Christine Hoffmann | News Editor
For art and music majors, planning an art show or a recital is necessary for graduation. In years past, such planning included purchasing and organizing a food spread for the reception. Recently, this has changed.
Pfoodman, the company that provides the campus’ cafeteria food, has a contract with the University that requires all events with food to be catered by the company. Though in effect since 2000, the policy recently has become more enforced in regards to student art shows and senior recitals.

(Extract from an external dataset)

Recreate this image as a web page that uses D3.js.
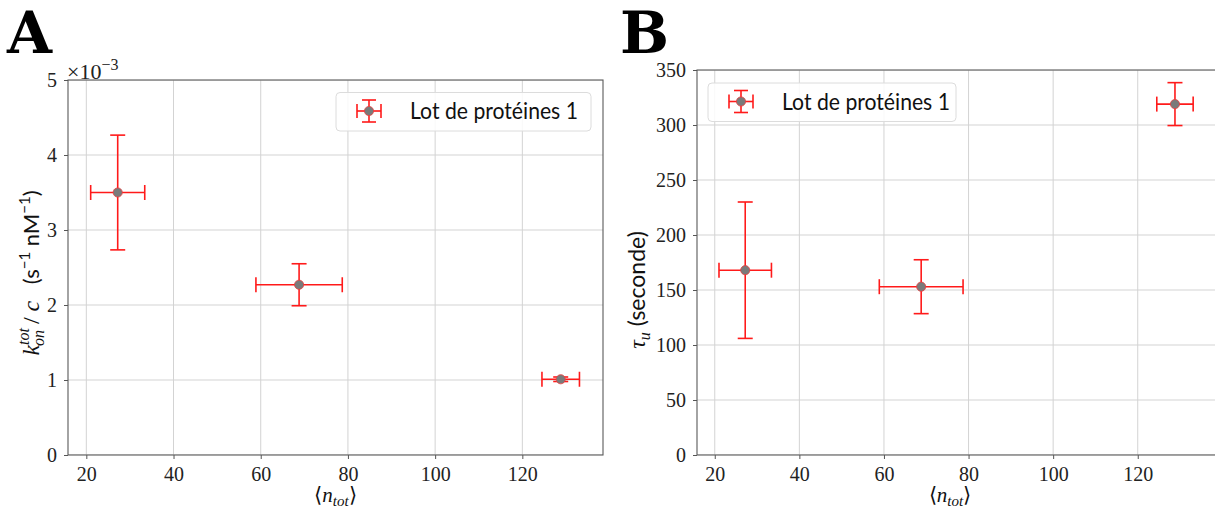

“It’s more reflective of the room usage,” said Ralph Pfremmer, CEO of Pfoodman. “We help manage the facilities as far as serving food. There’s a certain standard the University upholds.” Pfremmer said there have been events on campus in which rooms were not kept properly. “This is a policy based on accountability to make sure events go off the way the University wants,” he said.
Kiki Strecker is in charge of organizing catered events at the school. She creates custom menus based on the students’ needs. “We’re part of Lindenwood, and the team, and making things happen,” Strecker said.
Menu items for non-meal receptions include: cookies, punch, coffee, cheese, sausage, toasted ravioli, dessert items and fruit and vegetable trays. Prices range from $2.95 to $9.95 per person.
“I try to find out their budget and work within that,” Strecker said. Some students, however, disagree with the rules. “I think it’s very inconvenient because it’s less freedom to do what we really want,” said music major Khrystyne Steele.
Steele held her senior music recital last November. Unable to afford catering, she wanted her mother to prepare food but the policy prevented it, and her recital went without a reception. “It was awkward after the recital because people wanted to stick around to say hi, but there was nothing to do,” Steele said. “I had people leave before I got to see them because there was no reason to stay.”
“Students are explained to what is required prior to their recital, and it is up to them if they want to move forward or not,” said Joe Alsobrook, dean of fine and performing arts. He believes Pfoodman’s catering policy looks out for the best interest of recital guests and the students hosting the reception.
“It’s a reasonable thing to respect because of food safety,” Alsobrook said. “Just like at public schools, you have to bring packaged food. It’s the University’s policy to respect that.”
Senior Chandra Wood tried to bring her own food to her November art exhibition. “I wanted my guests to be able to have the full experience of a gallery opening,” she said. “There’s always food at gallery openings.”
She had purchased three dozen cupcakes and eight gallons of beverages to share with her guests, but when she started to set up her table, she was stopped by a man who told her she needed to take her food back to her car. Wood said, “We told him, ‘This has been going on for years.’ He said that it was a new policy.”
LU art Professor John Troy petitioned the company a couple years ago to make an exception for art students.
“The opening reception is a time-honored tradition in art exhibitions,” Troy said. “And as long as we require our students to present their artwork in a solo exhibition, they should have the full experience. That includes providing refreshments.”
Troy’s petition was turned down, and the policy remains in effect. “It’s a contractual issue,” Troy said. “The University has a contract with Pfoodman to be the sole caterer for that building. But, of course, contracts can be amended.”